Saturday, January 14, 2012

Ramon Novarro








I'm not one to collect autographed pictures of actors, but I was scrolling through EBay, 99cents, free shipping, click and it was mine.


So, who was Ramon Novarro? He was born Jose Ramon Gil Samaniego, in 1899, the son of a successful Mexican dentist. In 1916, fleeing the Mexican revolution, Ramon and his family ended up in Los Angeles. A year latter, in 1917, Ramon was earning money as a dancer, singing waiter, piano teacher, and movie extra. For five years he struggled in his career, the occasional small part, but mostly background. And then he was cast as the lead in The Prisoner of Zenda. Three years latter, in 1925, now renamed Ramon Novarro, he had the biggest success of his career. The lead in Ben Hur: A Tale of Christ. His film career continued into the sound era, getting the romantic lead opposite Greta Garbo in Mata Hari, in 1931. That was it, the peak. After that, it was a slow slide into smaller and smaller parts. Eventually his work was mostly in episodic television.


In 1968, Ramon Novarro, a gay man who often picked up street hustlers. was murdered in his North Hollywood home by two of those hustlers, who thought that, because he had once been a movie star, he must be rich.

Monday, September 26, 2011

The Epworth League Album 7, Old Folks (And Young) At Home




















The picture of the little girl and her cats seems somewhat out of place on this page. A grand daughter, perhaps, of one of the older seated men, she looks like a model for silent movie star Mary Pickford from Rebbecca of Sunnybrook Farm or Mary Miles Mitner from Anne of Green Gables. Looking at those old silent films, I've always assumed that the look of those actresses was an idealized notion of a rural America that the film makers thought would sell tickets to an urban audience living in tenements. It's surprising to find an actual child who has that care free and innocent image.

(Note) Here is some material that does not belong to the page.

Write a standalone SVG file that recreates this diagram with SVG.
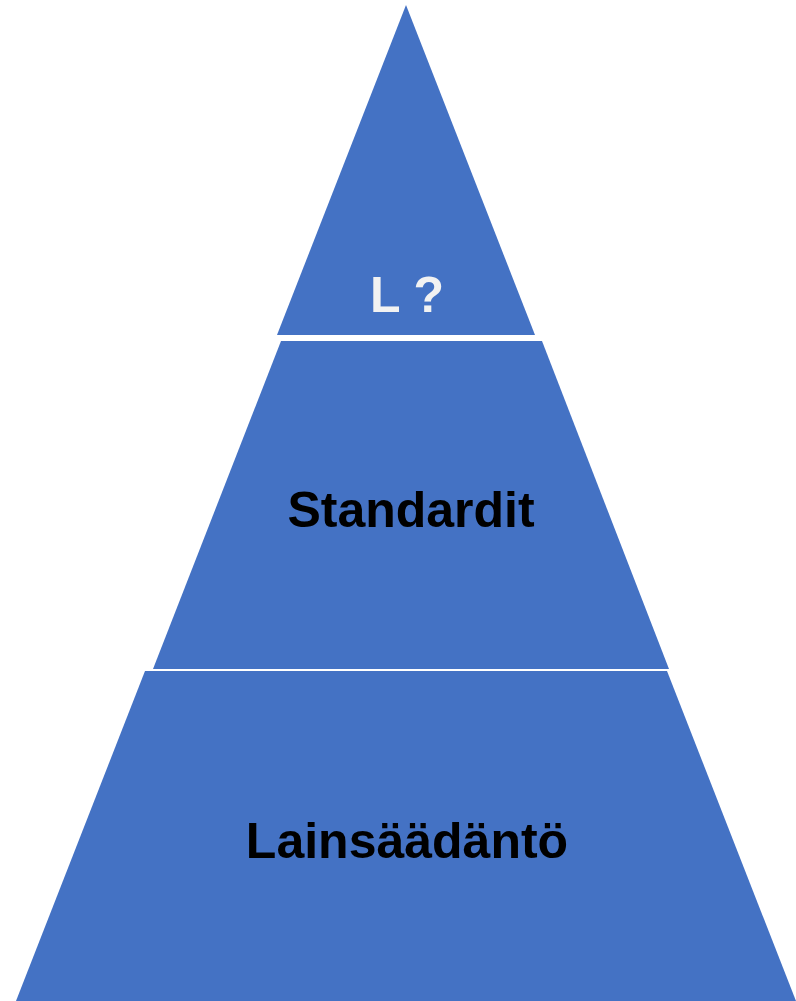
<svg xmlns="http://www.w3.org/2000/svg" width="796" height="1001" viewBox="0 0 796 1001">
<style>
.seg{fill:#4472C4}
.lbl{font-family:"Liberation Sans",Arial,sans-serif;font-weight:bold;font-size:50px;text-anchor:middle}
</style>
<rect width="796" height="1001" fill="#ffffff"/>
<g id="top">
<polygon class="seg" points="406,5 535,335 277,335"/>
<text class="lbl" x="407" y="312" fill="#F2F2F2" font-size="49">L ?</text>
</g>
<g id="middle">
<polygon class="seg" points="281,341 542,341 669,669 153,669"/>
<text class="lbl" x="411" y="527" fill="#000000">Standardit</text>
</g>
<g id="bottom">
<polygon class="seg" points="145,671 667,671 796,1001 16,1001"/>
<text class="lbl" x="407" y="858" fill="#000000">Lainsäädäntö</text>
</g>
<g id="connectors"></g>
</svg>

Most people have at least heard of Mary Pickford, but Mary Miles Mitner's name may not be familiar to non silent movie fans. During the silent era, Mitner was a very successful child actress who rivaled Pickford in box office appeal. Her career ended in 1923 when she was implicated in the murder of director William Desmond Taylor. Born in 1902, the 21 year old Mitner was involved with the much older and married Taylor. Though never charged, Mitner never made another film. Mitner's mother and Mabel Normand were also said to be involved with Taylor.